→ **Set problem**:
Give every line back verbatim, dropping all images.

→ **Supplied material**:
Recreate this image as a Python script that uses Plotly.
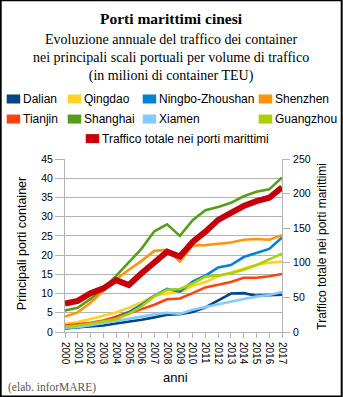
import plotly.graph_objects as go

# Container traffic, millions of TEU
years = list(range(2000, 2018))
dalian = [1.0, 1.2, 1.35, 1.67, 2.2, 2.65, 3.2, 3.8, 4.5, 4.6, 5.2, 6.4, 8.1, 10.0, 10.1, 9.45, 9.6, 9.7]
qingdao = [2.1, 2.6, 3.4, 4.2, 5.1, 6.3, 7.7, 9.5, 10.0, 10.3, 12.0, 13.0, 14.5, 15.5, 16.6, 17.5, 18.0, 18.3]
ningbo = [0.9, 1.2, 1.9, 2.8, 4.0, 5.2, 7.1, 9.4, 11.2, 10.5, 13.1, 14.7, 16.8, 17.4, 19.5, 20.6, 21.6, 24.6]
shenzhen = [4.0, 5.1, 7.6, 10.7, 13.7, 16.2, 18.5, 21.1, 21.4, 18.3, 22.5, 22.6, 22.9, 23.3, 24.0, 24.2, 24.0, 25.2]
tianjin = [1.7, 2.0, 2.4, 3.0, 3.8, 4.8, 5.95, 7.1, 8.5, 8.7, 10.1, 11.6, 12.3, 13.0, 14.1, 14.1, 14.5, 15.1]
shanghai = [5.6, 6.3, 8.6, 11.3, 14.6, 18.1, 21.7, 26.2, 28.0, 25.0, 29.1, 31.7, 32.5, 33.6, 35.3, 36.5, 37.1, 40.2]
xiamen = [1.1, 1.3, 1.75, 2.3, 2.9, 3.3, 4.0, 4.6, 5.0, 4.7, 5.8, 6.5, 7.2, 8.0, 8.6, 9.2, 9.6, 10.4]
guangzhou = [1.4, 1.7, 2.2, 2.8, 3.3, 4.7, 6.6, 9.3, 11.0, 11.2, 12.6, 14.4, 14.7, 15.3, 16.2, 17.4, 18.9, 20.4]
totale = [41, 45, 56, 63, 75, 68, 85, 101, 116, 109, 130, 145, 162, 172, 182, 189, 194, 209]

ports = [
    ("Dalian", dalian, "#004586"),
    ("Qingdao", qingdao, "#ffd320"),
    ("Ningbo-Zhoushan", ningbo, "#0084d1"),
    ("Shenzhen", shenzhen, "#ff950e"),
    ("Tianjin", tianjin, "#ff420e"),
    ("Shanghai", shanghai, "#579d1c"),
    ("Xiamen", xiamen, "#83caff"),
    ("Guangzhou", guangzhou, "#aecf00"),
]
total_name = "Traffico totale nei porti marittimi"
total_color = "#c5000b"

W, H = 343, 397
L, R, T, B = 65.3, 282.3, 159.3, 331.7
PW, PH = R - L, B - T


def px(x):
    return (x - L) / PW


def py(y):
    return (B - y) / PH


SANS = "Liberation Sans"
SERIF = "Liberation Serif"

fig = go.Figure()
for name, vals, col in ports:
    fig.add_trace(go.Scatter(x=years, y=vals, name=name, mode="lines",
                             line=dict(color=col, width=2.6)))
fig.add_trace(go.Scatter(x=years, y=totale, name=total_name, mode="lines", yaxis="y2",
                         line=dict(color=total_color, width=6)))

shapes = [dict(type="rect", xref="paper", yref="paper", x0=px(1), x1=px(342), y0=py(1), y1=py(396),
               line=dict(color="black", width=2), fillcolor="rgba(0,0,0,0)", layer="above")]
annotations = []

# Legend grid: (label, color, square left x, row center y)
legend_items = [
    ("Dalian", "#004586", 7, 99.5),
    ("Qingdao", "#ffd320", 68, 99.5),
    ("Ningbo-Zhoushan", "#0084d1", 143, 99.5),
    ("Shenzhen", "#ff950e", 259, 99.5),
    ("Tianjin", "#ff420e", 7, 119.5),
    ("Shanghai", "#579d1c", 68, 119.5),
    ("Xiamen", "#83caff", 143, 119.5),
    ("Guangzhou", "#aecf00", 259, 119.5),
    (total_name, total_color, 86, 139),
]
for label, col, x0, yc in legend_items:
    shapes.append(dict(type="rect", xref="paper", yref="paper",
                       x0=px(x0), x1=px(x0 + 13.5), y0=py(yc - 4.5), y1=py(yc + 4.5),
                       line=dict(width=0), fillcolor=col))
    annotations.append(dict(text=label, xref="paper", yref="paper", x=px(x0 + 14), y=py(yc),
                            xanchor="left", yanchor="middle", showarrow=False,
                            font=dict(family=SANS, size=12, color="black")))

annotations += [
    dict(text="<b>Porti marittimi cinesi</b>", x=px(171.5), y=py(19), xref="paper", yref="paper",
         showarrow=False, xanchor="center", yanchor="middle",
         font=dict(family=SERIF, size=15.5, color="black")),
    dict(text="Evoluzione annuale del traffico dei container<br>"
              "nei principali scali portuali per volume di traffico<br>"
              "(in milioni di container TEU)",
         x=px(171.5), y=py(59), xref="paper", yref="paper", showarrow=False,
         xanchor="center", yanchor="middle", align="center",
         font=dict(family=SERIF, size=14, color="black")),
    dict(text="Principali porti container", x=px(22.5), y=py(244), xref="paper", yref="paper",
         showarrow=False, textangle=-90, xanchor="center", yanchor="middle",
         font=dict(family=SANS, size=12.5, color="black")),
    dict(text="Traffico totale nei porti marittimi", x=px(322), y=py(246), xref="paper", yref="paper",
         showarrow=False, textangle=-90, xanchor="center", yanchor="middle",
         font=dict(family=SANS, size=12, color="black")),
    dict(text="anni", x=px(176), y=py(377), xref="paper", yref="paper",
         showarrow=False, xanchor="center", yanchor="middle",
         font=dict(family=SANS, size=13, color="black")),
    dict(text="(elab. inforMARE)", x=px(6), y=py(387), xref="paper", yref="paper",
         showarrow=False, xanchor="left", yanchor="middle",
         font=dict(family=SERIF, size=11.5, color="#555555")),
]

grid = "#b3b3b3"
tickfont = dict(family=SANS, size=10.5, color="black")
fig.update_layout(
    width=W, height=H,
    margin=dict(l=L, r=W - R, t=T, b=H - B, pad=0),
    paper_bgcolor="white", plot_bgcolor="white",
    showlegend=False,
    shapes=shapes, annotations=annotations,
    xaxis=dict(range=[2000, 2017], tickmode="array", tickvals=years,
               ticktext=[str(y) for y in years], tickangle=90,
               ticks="outside", ticklen=5, tickcolor=grid, ticklabelstandoff=2,
               showgrid=False, showline=True, linecolor=grid, zeroline=False,
               tickfont=dict(family=SANS, size=10, color="black")),
    yaxis=dict(range=[0, 45], dtick=5, ticks="outside", ticklen=9, tickcolor=grid,
               ticklabelstandoff=0,
               showgrid=True, gridcolor=grid, gridwidth=1,
               showline=True, linecolor=grid, zeroline=False, tickfont=tickfont),
    yaxis2=dict(range=[0, 250], dtick=50, overlaying="y", side="right",
                ticks="outside", ticklen=7, tickcolor=grid, ticklabelstandoff=1, showgrid=False,
                showline=True, linecolor=grid, zeroline=False, tickfont=tickfont),
)

fig.write_html("out.html")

→ **Finished answer**:
Recreate this image as a Python script that uses Plotly.
import plotly.graph_objects as go

# Container traffic, millions of TEU
years = list(range(2000, 2018))
dalian = [1.0, 1.2, 1.35, 1.67, 2.2, 2.65, 3.2, 3.8, 4.5, 4.6, 5.2, 6.4, 8.1, 10.0, 10.1, 9.45, 9.6, 9.7]
qingdao = [2.1, 2.6, 3.4, 4.2, 5.1, 6.3, 7.7, 9.5, 10.0, 10.3, 12.0, 13.0, 14.5, 15.5, 16.6, 17.5, 18.0, 18.3]
ningbo = [0.9, 1.2, 1.9, 2.8, 4.0, 5.2, 7.1, 9.4, 11.2, 10.5, 13.1, 14.7, 16.8, 17.4, 19.5, 20.6, 21.6, 24.6]
shenzhen = [4.0, 5.1, 7.6, 10.7, 13.7, 16.2, 18.5, 21.1, 21.4, 18.3, 22.5, 22.6, 22.9, 23.3, 24.0, 24.2, 24.0, 25.2]
tianjin = [1.7, 2.0, 2.4, 3.0, 3.8, 4.8, 5.95, 7.1, 8.5, 8.7, 10.1, 11.6, 12.3, 13.0, 14.1, 14.1, 14.5, 15.1]
shanghai = [5.6, 6.3, 8.6, 11.3, 14.6, 18.1, 21.7, 26.2, 28.0, 25.0, 29.1, 31.7, 32.5, 33.6, 35.3, 36.5, 37.1, 40.2]
xiamen = [1.1, 1.3, 1.75, 2.3, 2.9, 3.3, 4.0, 4.6, 5.0, 4.7, 5.8, 6.5, 7.2, 8.0, 8.6, 9.2, 9.6, 10.4]
guangzhou = [1.4, 1.7, 2.2, 2.8, 3.3, 4.7, 6.6, 9.3, 11.0, 11.2, 12.6, 14.4, 14.7, 15.3, 16.2, 17.4, 18.9, 20.4]
totale = [41, 45, 56, 63, 75, 68, 85, 101, 116, 109, 130, 145, 162, 172, 182, 189, 194, 209]

ports = [
    ("Dalian", dalian, "#004586"),
    ("Qingdao", qingdao, "#ffd320"),
    ("Ningbo-Zhoushan", ningbo, "#0084d1"),
    ("Shenzhen", shenzhen, "#ff950e"),
    ("Tianjin", tianjin, "#ff420e"),
    ("Shanghai", shanghai, "#579d1c"),
    ("Xiamen", xiamen, "#83caff"),
    ("Guangzhou", guangzhou, "#aecf00"),
]
total_name = "Traffico totale nei porti marittimi"
total_color = "#c5000b"

W, H = 343, 397
L, R, T, B = 65.3, 282.3, 159.3, 331.7
PW, PH = R - L, B - T


def px(x):
    return (x - L) / PW


def py(y):
    return (B - y) / PH


SANS = "Liberation Sans"
SERIF = "Liberation Serif"

fig = go.Figure()
for name, vals, col in ports:
    fig.add_trace(go.Scatter(x=years, y=vals, name=name, mode="lines",
                             line=dict(color=col, width=2.6)))
fig.add_trace(go.Scatter(x=years, y=totale, name=total_name, mode="lines", yaxis="y2",
                         line=dict(color=total_color, width=6)))

shapes = [dict(type="rect", xref="paper", yref="paper", x0=px(1), x1=px(342), y0=py(1), y1=py(396),
               line=dict(color="black", width=2), fillcolor="rgba(0,0,0,0)", layer="above")]
annotations = []

# Legend grid: (label, color, square left x, row center y)
legend_items = [
    ("Dalian", "#004586", 7, 99.5),
    ("Qingdao", "#ffd320", 68, 99.5),
    ("Ningbo-Zhoushan", "#0084d1", 143, 99.5),
    ("Shenzhen", "#ff950e", 259, 99.5),
    ("Tianjin", "#ff420e", 7, 119.5),
    ("Shanghai", "#579d1c", 68, 119.5),
    ("Xiamen", "#83caff", 143, 119.5),
    ("Guangzhou", "#aecf00", 259, 119.5),
    (total_name, total_color, 86, 139),
]
for label, col, x0, yc in legend_items:
    shapes.append(dict(type="rect", xref="paper", yref="paper",
                       x0=px(x0), x1=px(x0 + 13.5), y0=py(yc - 4.5), y1=py(yc + 4.5),
                       line=dict(width=0), fillcolor=col))
    annotations.append(dict(text=label, xref="paper", yref="paper", x=px(x0 + 14), y=py(yc),
                            xanchor="left", yanchor="middle", showarrow=False,
                            font=dict(family=SANS, size=12, color="black")))

annotations += [
    dict(text="<b>Porti marittimi cinesi</b>", x=px(171.5), y=py(19), xref="paper", yref="paper",
         showarrow=False, xanchor="center", yanchor="middle",
         font=dict(family=SERIF, size=15.5, color="black")),
    dict(text="Evoluzione annuale del traffico dei container<br>"
              "nei principali scali portuali per volume di traffico<br>"
              "(in milioni di container TEU)",
         x=px(171.5), y=py(59), xref="paper", yref="paper", showarrow=False,
         xanchor="center", yanchor="middle", align="center",
         font=dict(family=SERIF, size=14, color="black")),
    dict(text="Principali porti container", x=px(22.5), y=py(244), xref="paper", yref="paper",
         showarrow=False, textangle=-90, xanchor="center", yanchor="middle",
         font=dict(family=SANS, size=12.5, color="black")),
    dict(text="Traffico totale nei porti marittimi", x=px(322), y=py(246), xref="paper", yref="paper",
         showarrow=False, textangle=-90, xanchor="center", yanchor="middle",
         font=dict(family=SANS, size=12, color="black")),
    dict(text="anni", x=px(176), y=py(377), xref="paper", yref="paper",
         showarrow=False, xanchor="center", yanchor="middle",
         font=dict(family=SANS, size=13, color="black")),
    dict(text="(elab. inforMARE)", x=px(6), y=py(387), xref="paper", yref="paper",
         showarrow=False, xanchor="left", yanchor="middle",
         font=dict(family=SERIF, size=11.5, color="#555555")),
]

grid = "#b3b3b3"
tickfont = dict(family=SANS, size=10.5, color="black")
fig.update_layout(
    width=W, height=H,
    margin=dict(l=L, r=W - R, t=T, b=H - B, pad=0),
    paper_bgcolor="white", plot_bgcolor="white",
    showlegend=False,
    shapes=shapes, annotations=annotations,
    xaxis=dict(range=[2000, 2017], tickmode="array", tickvals=years,
               ticktext=[str(y) for y in years], tickangle=90,
               ticks="outside", ticklen=5, tickcolor=grid, ticklabelstandoff=2,
               showgrid=False, showline=True, linecolor=grid, zeroline=False,
               tickfont=dict(family=SANS, size=10, color="black")),
    yaxis=dict(range=[0, 45], dtick=5, ticks="outside", ticklen=9, tickcolor=grid,
               ticklabelstandoff=0,
               showgrid=True, gridcolor=grid, gridwidth=1,
               showline=True, linecolor=grid, zeroline=False, tickfont=tickfont),
    yaxis2=dict(range=[0, 250], dtick=50, overlaying="y", side="right",
                ticks="outside", ticklen=7, tickcolor=grid, ticklabelstandoff=1, showgrid=False,
                showline=True, linecolor=grid, zeroline=False, tickfont=tickfont),
)

fig.write_html("out.html")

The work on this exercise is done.